Last week, when Trump returned to Washington from Mar-a-Lago, he set a White House record with a sixteen-tweet day. He behaved less like a President than like a teen-ager locked in his room with an ounce of Purple Skunk, three Happy Meals, and a cell phone. In one tweet, directed at the North Korean dictator, Kim Jong Un, he arguably narrowed the odds of nuclear confrontation—and did so with a reference to an anatomical feature that is a subject of keen and ongoing concern to the President:
“Will someone from his depleted and food starved regime please inform him that I too have a Nuclear Button, but it is a much bigger & more powerful one than his, and my Button works!”
It’s an observable phenomenon in human dynamics that when there is no leadership, the people who are under the person(s) who should be leading become directionless and hostile. This is true of families, groups of co-workers, and it’s certainly true of the Trump White House.
And so the West Wing in the era of Trump has come to resemble the dankest realms of Twitter itself: a set of small rooms and cramped hallways in which everyone is racked with paranoia and everyone despises everyone else. Predictably, Trump has reacted to Wolff’s book in the manner of a wounded despot—by declaring that Bannon, once his closest adviser in matters of isolationism and white nationalism, has “lost his mind,” and by declaring war on the written word.
[…] There are no lingering illusions about the President’s capacities: Secretary of State Rex Tillerson called Trump “a fucking moron” and spared us a denial. Wolff’s book, which leans heavily on interviews with Steve Bannon, makes it plain that pretty much everyone in the President’s circle agrees that he is, in terms of character and intellect, fantastically limited. There is no loyalty or deliberation in the White House, only a savage “Lord of the Flies” sort of chaos. Each day is at once preposterous, poisonous, and dangerous.
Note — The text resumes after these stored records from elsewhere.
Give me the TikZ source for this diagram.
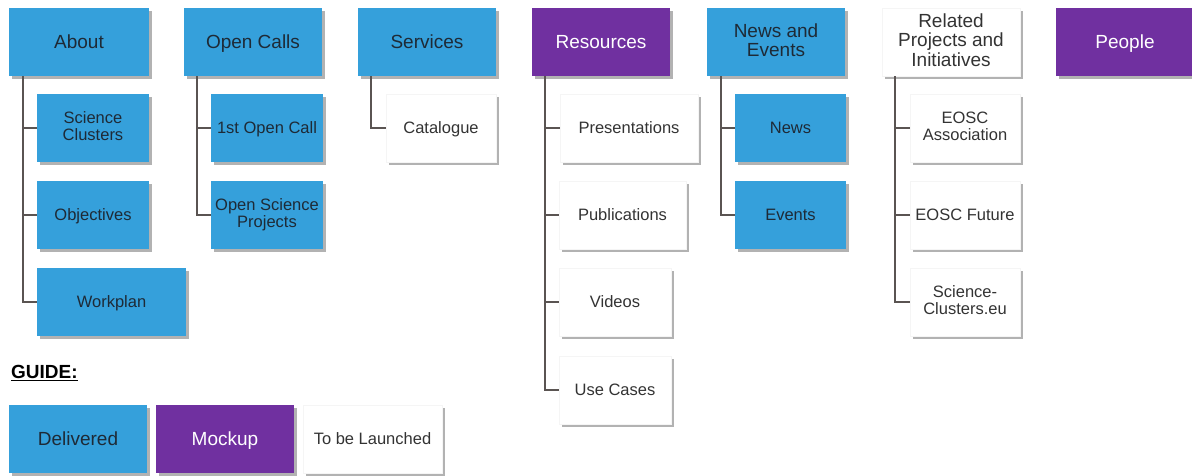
\documentclass[tikz,border=0pt]{standalone}
\usepackage{fontspec}
\setmainfont{Liberation Sans}
\usetikzlibrary{shadows,calc}
\definecolor{dblue}{HTML}{35A0DB}
\definecolor{mpurple}{HTML}{7030A0}
\definecolor{conncol}{HTML}{5A5452}
\definecolor{darktxt}{HTML}{1E2A36}
\definecolor{greytxt}{HTML}{333333}
\newcommand{\boxstrut}{\rule[-0.22em]{0pt}{1.16em}}
\tikzset{
  box/.style={minimum height=68pt, inner sep=2pt, align=center,
    execute at begin node=\boxstrut, execute at end node=\boxstrut,
    drop shadow={shadow xshift=2.5pt, shadow yshift=-2.5pt, fill=black, opacity=0.3}},
  topfont/.style={font=\fontsize{19}{19.5}\selectfont},
  subfont/.style={font=\fontsize{16.5}{17}\selectfont},
  bluebox/.style={box, fill=dblue, text=darktxt},
  purplebox/.style={box, fill=mpurple, text=white},
  whitebox/.style={box, fill=white, draw=black!4, text=greytxt},
  conn/.style={draw=conncol, line width=2.2pt}
}
\begin{document}
\begin{tikzpicture}[x=1pt,y=-1pt]
\useasboundingbox (0,0) rectangle (1192,475);
% top row
\node[bluebox,topfont,minimum width=140pt] (about) at (79,42) {About};
\node[bluebox,topfont,minimum width=138pt] (calls) at (253,42) {Open Calls};
\node[bluebox,topfont,minimum width=138pt] (serv) at (427,42) {Services};
\node[purplebox,topfont,minimum width=138pt] (res) at (601,42) {Resources};
\node[bluebox,topfont,minimum width=138pt] (newsev) at (776,42) {News and\\Events};
\node[whitebox,topfont,minimum width=138pt] (rel) at (951,42) {Related\\Projects and\\Initiatives};
\node[purplebox,topfont,minimum width=138pt] (people) at (1125,42) {People};
% About children
\node[bluebox,subfont,minimum width=112pt] (sc) at (93,128) {Science\\Clusters};
\node[bluebox,subfont,minimum width=112pt] (obj) at (93,215) {Objectives};
\node[bluebox,subfont,minimum width=149pt] (work) at (111.5,302) {Workplan};
% Open calls children
\node[bluebox,subfont,minimum width=112pt] (oc1) at (267,128) {1st Open Call};
\node[bluebox,subfont,minimum width=112pt] (osp) at (267,215) {Open Science\\Projects};
% Services
\node[whitebox,subfont,minimum width=110pt] (cat) at (441,128) {Catalogue};
% Resources
\node[whitebox,subfont,minimum width=138pt] (pres) at (629,128) {Presentations};
\node[whitebox,subfont,minimum width=127pt] (pub) at (622.5,215) {Publications};
\node[whitebox,subfont,minimum width=112pt] (vid) at (615,302) {Videos};
\node[whitebox,subfont,minimum width=112pt] (uc) at (615,390) {Use Cases};
% News
\node[bluebox,subfont,minimum width=111pt] (news) at (790.5,128) {News};
\node[bluebox,subfont,minimum width=111pt] (events) at (790.5,215) {Events};
% Related
\node[whitebox,subfont,minimum width=110pt] (eosca) at (965,128) {EOSC\\Association};
\node[whitebox,subfont,minimum width=110pt] (eoscf) at (965,215) {EOSC Future};
\node[whitebox,subfont,minimum width=110pt] (sceu) at (965,302) {Science-\\Clusters.eu};
% connectors
\coordinate (aL) at ([xshift=14pt]about.south west);
\draw[conn] (aL) |- (work.west);
\draw[conn] (aL |- sc.west) -- (sc.west);
\draw[conn] (aL |- obj.west) -- (obj.west);
\coordinate (cL) at ([xshift=13pt]calls.south west);
\draw[conn] (cL) |- (osp.west);
\draw[conn] (cL |- oc1.west) -- (oc1.west);
\coordinate (sL) at ([xshift=13pt]serv.south west);
\draw[conn] (sL) |- (cat.west);
\coordinate (rL) at ([xshift=13pt]res.south west);
\draw[conn] (rL) |- (uc.west);
\draw[conn] (rL |- pres.west) -- (pres.west);
\draw[conn] (rL |- pub.west) -- (pub.west);
\draw[conn] (rL |- vid.west) -- (vid.west);
\coordinate (nL) at ([xshift=14pt]newsev.south west);
\draw[conn] (nL) |- (events.west);
\draw[conn] (nL |- news.west) -- (news.west);
\coordinate (pL) at ([xshift=13pt]rel.south west);
\draw[conn] (pL) |- (sceu.west);
\draw[conn] (pL |- eosca.west) -- (eosca.west);
\draw[conn] (pL |- eoscf.west) -- (eoscf.west);
% guide
\node[anchor=west, inner sep=0pt, font=\fontsize{19}{20}\selectfont\bfseries, text=black] (guide) at (11,373) {\underline{GUIDE:}};
\node[bluebox,topfont,minimum width=138pt] (deliv) at (78,439) {Delivered};
\node[purplebox,topfont,minimum width=138pt] (mock) at (225,439) {Mockup};
\node[whitebox,subfont,minimum width=139pt] (tbl) at (372.5,439) {To be Launched};
\end{tikzpicture}
\end{document}
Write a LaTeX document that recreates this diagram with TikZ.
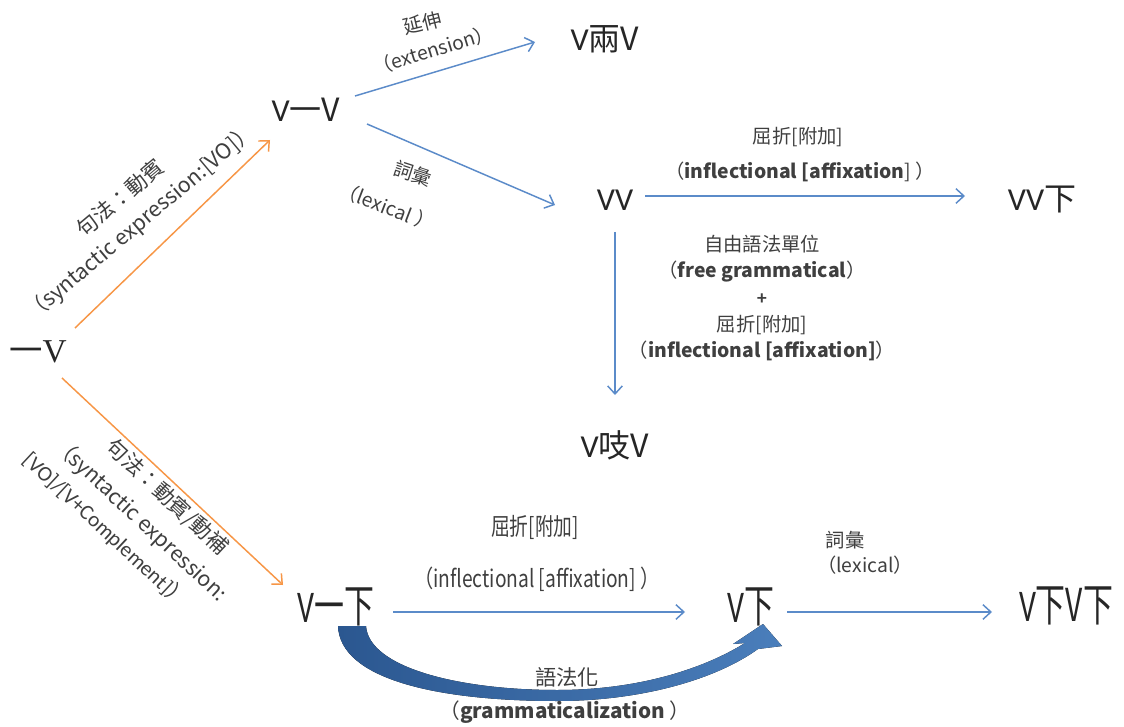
\documentclass[tikz,border=0pt]{standalone}
\usepackage{fontspec}
\setmainfont{Carlito}
\newfontfamily\cjk{Noto Sans CJK TC}
\newfontfamily\serifv{Liberation Serif}
\usetikzlibrary{arrows.meta}
\definecolor{orangec}{HTML}{F79646}
\definecolor{bluec}{HTML}{5B8BC9}
\definecolor{nodec}{HTML}{262626}
\definecolor{labc}{HTML}{3F3F3F}
\definecolor{arrdark}{HTML}{2B5790}
\definecolor{arrlight}{HTML}{4A7EBB}
\tikzset{
  lab/.style={text=labc, font=\fontsize{14.5}{20}\selectfont, inner sep=0pt, align=center},
  labbig/.style={text=labc, font=\fontsize{16}{23}\selectfont, inner sep=0pt, align=center},
  bigv/.style={text=nodec, font=\fontsize{24}{24}\selectfont, inner sep=0pt},
  condv/.style={text=nodec, font=\fontsize{34}{34}\selectfont, inner sep=0pt, xscale=0.66},
  barb/.style={-{Straight Barb[length=6pt,width=11pt,line width=1.1pt]}},
  blueline/.style={draw=bluec, line width=1.1pt, barb},
  orangeline/.style={draw=orangec, line width=1.1pt, barb}
}
\begin{document}
\begin{tikzpicture}[x=0.75pt,y=-0.75pt]
\useasboundingbox[fill=white] (0,0) rectangle (1124,727);

% nodes
\node[text=nodec, inner sep=0pt, font=\fontsize{25}{25}\selectfont] (yv) at (38,352) {\cjk{一}\serifv V};
\node[bigv] (vyv) at (306,110) {V\cjk{一}V};
\node[bigv] (vlv) at (605,39) {V\cjk{兩}V};
\node[bigv] (vv) at (615,200) {VV};
\node[bigv] (vvx) at (1042,200) {VV\cjk{下}};
\node[bigv] (vzv) at (615,445) {V\cjk{吱}V};
\node[condv] (vyx) at (336,607) {V\cjk{一下}};
\node[condv] (vx) at (751,607) {V\cjk{下}};
\node[condv] (vxvx) at (1066,606) {V\cjk{下}V\cjk{下}};

% connectors
\draw[orangeline] ([shift={(37,-24)}]yv.center) -- ([shift={(-36,30)}]vyv.center);
\draw[orangeline] ([shift={(24,26)}]yv.center) -- ([shift={(-53,-22)}]vyx.center);
\draw[blueline] ([shift={(49,-14)}]vyv.center) -- ([shift={(-70,3)}]vlv.center);
\draw[blueline] ([shift={(61,14)}]vyv.center) -- ([shift={(-60,5)}]vv.center);
\draw[blueline] ([shift={(30,-4)}]vv.center) -- ([shift={(-77,-4)}]vvx.center);
\draw[blueline] ([shift={(0,32)}]vv.center) -- ([shift={(0,-50)}]vzv.center);
\draw[blueline] ([shift={(57,5)}]vyx.center) -- ([shift={(-66,5)}]vx.center);
\draw[blueline] ([shift={(36,5)}]vx.center) -- ([shift={(-74,6)}]vxvx.center);

% big curved arrow (grammaticalization)
\fill[left color=arrdark, right color=arrlight]
  (338,626) -- (366,626)
  .. controls (369,668) and (460,690) .. (557,690)
  .. controls (640,690) and (705,668) .. (745,643)
  -- (733,644) -- (763,624) -- (782,646) -- (758,649)
  .. controls (715,680) and (640,701) .. (557,701)
  .. controls (440,701) and (340,680) .. (338,626) -- cycle;

% labels
\node[lab, rotate=14] (ext1) at (423,23) {\cjk{延伸}};
\node[lab, rotate=17] (ext2) at (433,50) {\cjk{（}extension\cjk{）}};
\node[lab, rotate=-18] (lex1) at (413,173) {\cjk{詞彙}};
\node[lab, rotate=-21] (lex2) at (387,207) {\cjk{（}lexical \cjk{）}};
\node[labbig, rotate=40] (syn1) at (131,211) {\cjk{句法：動賓}\\\cjk{（}syntactic expression:[VO]\cjk{）}};
\node[labbig, rotate=-43] (syn2a) at (167,497) {\cjk{句法：動賓/動補}};
\node[labbig, rotate=-43] (syn2b) at (140,520) {\cjk{（}syntactic expression:};
\node[labbig, rotate=-43] (syn2c) at (106,530) {[VO]/[V+Complement]\cjk{）}};

\node[lab] (inf1a) at (798,137) {\cjk{屈折[附加]}};
\node[lab] (inf1b) at (800,172) {\cjk{（}\textbf{inflectional [affixation}\cjk{]} \cjk{）}};

\node[lab, font=\fontsize{14.5}{20}\selectfont] (mid) at (762,298)
  {\cjk{自由語法單位}\\\cjk{（}\textbf{free grammatical}\cjk{）}\\\textbf{+}\\\cjk{屈折[附加]}\\\cjk{（}\textbf{inflectional [affixation]}\cjk{）}};

\node[lab, font=\fontsize{18}{18}\selectfont, xscale=0.78] (inf2a) at (535,527) {\cjk{屈折[附加]}};
\node[lab, font=\fontsize{18}{18}\selectfont, xscale=0.8] (inf2b) at (537,579) {\cjk{（}inflectional [affixation\cjk{]} \cjk{）}};

\node[lab] (lex3a) at (845,540) {\cjk{詞彙}};
\node[lab] (lex3b) at (865,565) {\cjk{（}lexical\cjk{）}};

\node[labbig] (gram1) at (567,677) {\cjk{語法化}};
\node[lab, font=\fontsize{15.5}{18}\selectfont] (gram2) at (565,712) {\cjk{（}\textbf{grammaticalization} \cjk{）}};
\end{tikzpicture}
\end{document}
When Nero was torching Rome he locked the gates so that he would have an audience for his mad machinations. To get away from him, people began climbing over the walls with rope. In today’s GOP, as Paul Krugman opined in this morning’s New York Times, nobody has the strength of character to even attempt an escape.
The Republicans are like rats in a grainery, what they do not eat they foul. Today’s GOP has become so corrupt that all they can think to do is double down on the latest conspiracy theory and in doing so legitimize it, and ratify the worst formulations that their corrupt and incompetent leader has come up with most recently, either with their silence, or with perverse action, such as seeking to criminalize the work of Christopher Steele.
Never lose sight of the fact that Trump would not be where he is without the Republican party. They own this show and 2018 needs to be the year that dysfunctionalism dies and sane governance reconvenes, for all our sakes. The fish rots from the head down and all of them need to go, not just Donald Trump. It’s been stated any number of times that the GOP has a unified government and they still can’t govern. They are worse than useless, they are destructive. The entire GOP cabal must be deconstructed and defeated, one race at a time for democracy to continue in America, it’s as simple as that.
Trump is not going to change and the pattern of governance by tweet is set in stone. We need to topple the entire foundation, Trump included.